[start of Material provided]
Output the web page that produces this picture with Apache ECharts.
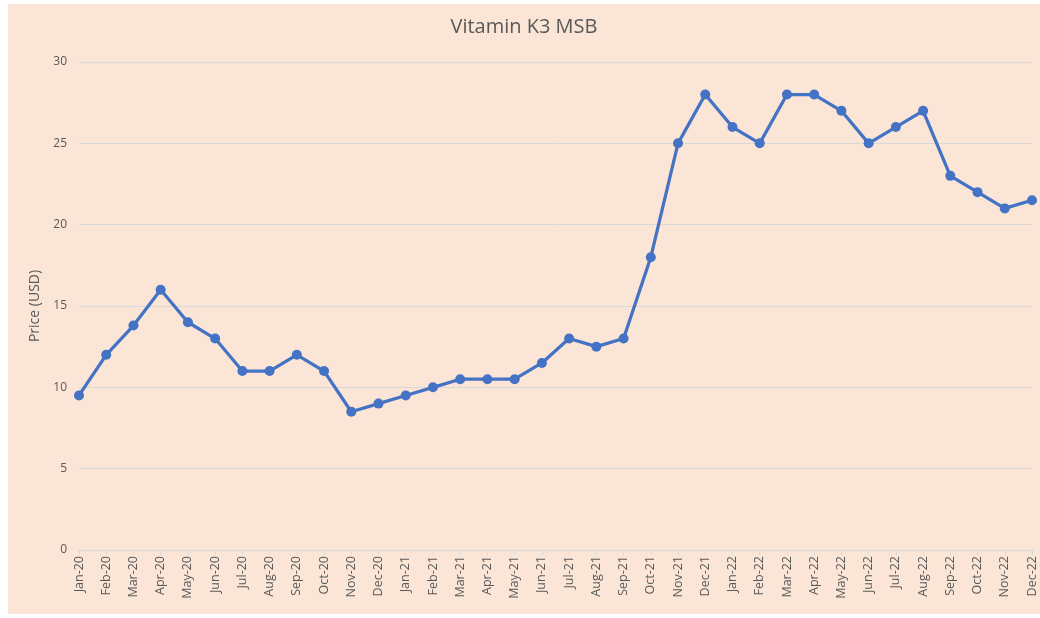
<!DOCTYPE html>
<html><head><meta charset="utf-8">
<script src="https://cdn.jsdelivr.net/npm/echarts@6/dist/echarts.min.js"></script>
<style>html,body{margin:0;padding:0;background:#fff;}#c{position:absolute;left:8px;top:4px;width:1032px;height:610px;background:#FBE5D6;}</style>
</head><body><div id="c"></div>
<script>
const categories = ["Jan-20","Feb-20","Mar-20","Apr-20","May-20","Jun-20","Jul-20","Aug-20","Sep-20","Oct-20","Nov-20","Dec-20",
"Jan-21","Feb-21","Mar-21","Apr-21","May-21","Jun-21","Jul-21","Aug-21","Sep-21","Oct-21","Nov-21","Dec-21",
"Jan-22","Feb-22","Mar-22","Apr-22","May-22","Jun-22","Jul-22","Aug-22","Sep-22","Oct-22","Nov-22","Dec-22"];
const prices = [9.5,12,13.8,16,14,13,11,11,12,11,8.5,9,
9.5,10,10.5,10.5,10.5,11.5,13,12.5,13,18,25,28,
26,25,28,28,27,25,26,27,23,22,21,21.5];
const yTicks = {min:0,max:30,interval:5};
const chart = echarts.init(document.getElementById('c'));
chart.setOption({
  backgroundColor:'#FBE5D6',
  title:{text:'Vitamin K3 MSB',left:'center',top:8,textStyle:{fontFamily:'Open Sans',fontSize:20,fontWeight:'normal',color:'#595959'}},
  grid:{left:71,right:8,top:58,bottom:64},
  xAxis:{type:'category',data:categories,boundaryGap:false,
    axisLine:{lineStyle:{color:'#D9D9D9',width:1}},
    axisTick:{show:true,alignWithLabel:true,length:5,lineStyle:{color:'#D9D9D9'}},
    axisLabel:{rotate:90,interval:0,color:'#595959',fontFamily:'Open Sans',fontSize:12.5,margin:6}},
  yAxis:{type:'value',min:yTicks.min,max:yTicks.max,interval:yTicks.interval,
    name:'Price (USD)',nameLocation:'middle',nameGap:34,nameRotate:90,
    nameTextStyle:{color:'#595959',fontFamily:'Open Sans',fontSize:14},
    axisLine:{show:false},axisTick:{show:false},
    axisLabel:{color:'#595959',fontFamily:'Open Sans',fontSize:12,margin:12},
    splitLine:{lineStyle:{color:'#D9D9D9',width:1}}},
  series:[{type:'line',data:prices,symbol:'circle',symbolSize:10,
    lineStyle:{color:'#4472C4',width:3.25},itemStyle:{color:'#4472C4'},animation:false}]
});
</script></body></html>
[end of Material provided]
[Direction] Send back the data above word for word, with the pictures left out.

[Response below]
Output the web page that produces this picture with Apache ECharts.
<!DOCTYPE html>
<html><head><meta charset="utf-8">
<script src="https://cdn.jsdelivr.net/npm/echarts@6/dist/echarts.min.js"></script>
<style>html,body{margin:0;padding:0;background:#fff;}#c{position:absolute;left:8px;top:4px;width:1032px;height:610px;background:#FBE5D6;}</style>
</head><body><div id="c"></div>
<script>
const categories = ["Jan-20","Feb-20","Mar-20","Apr-20","May-20","Jun-20","Jul-20","Aug-20","Sep-20","Oct-20","Nov-20","Dec-20",
"Jan-21","Feb-21","Mar-21","Apr-21","May-21","Jun-21","Jul-21","Aug-21","Sep-21","Oct-21","Nov-21","Dec-21",
"Jan-22","Feb-22","Mar-22","Apr-22","May-22","Jun-22","Jul-22","Aug-22","Sep-22","Oct-22","Nov-22","Dec-22"];
const prices = [9.5,12,13.8,16,14,13,11,11,12,11,8.5,9,
9.5,10,10.5,10.5,10.5,11.5,13,12.5,13,18,25,28,
26,25,28,28,27,25,26,27,23,22,21,21.5];
const yTicks = {min:0,max:30,interval:5};
const chart = echarts.init(document.getElementById('c'));
chart.setOption({
  backgroundColor:'#FBE5D6',
  title:{text:'Vitamin K3 MSB',left:'center',top:8,textStyle:{fontFamily:'Open Sans',fontSize:20,fontWeight:'normal',color:'#595959'}},
  grid:{left:71,right:8,top:58,bottom:64},
  xAxis:{type:'category',data:categories,boundaryGap:false,
    axisLine:{lineStyle:{color:'#D9D9D9',width:1}},
    axisTick:{show:true,alignWithLabel:true,length:5,lineStyle:{color:'#D9D9D9'}},
    axisLabel:{rotate:90,interval:0,color:'#595959',fontFamily:'Open Sans',fontSize:12.5,margin:6}},
  yAxis:{type:'value',min:yTicks.min,max:yTicks.max,interval:yTicks.interval,
    name:'Price (USD)',nameLocation:'middle',nameGap:34,nameRotate:90,
    nameTextStyle:{color:'#595959',fontFamily:'Open Sans',fontSize:14},
    axisLine:{show:false},axisTick:{show:false},
    axisLabel:{color:'#595959',fontFamily:'Open Sans',fontSize:12,margin:12},
    splitLine:{lineStyle:{color:'#D9D9D9',width:1}}},
  series:[{type:'line',data:prices,symbol:'circle',symbolSize:10,
    lineStyle:{color:'#4472C4',width:3.25},itemStyle:{color:'#4472C4'},animation:false}]
});
</script></body></html>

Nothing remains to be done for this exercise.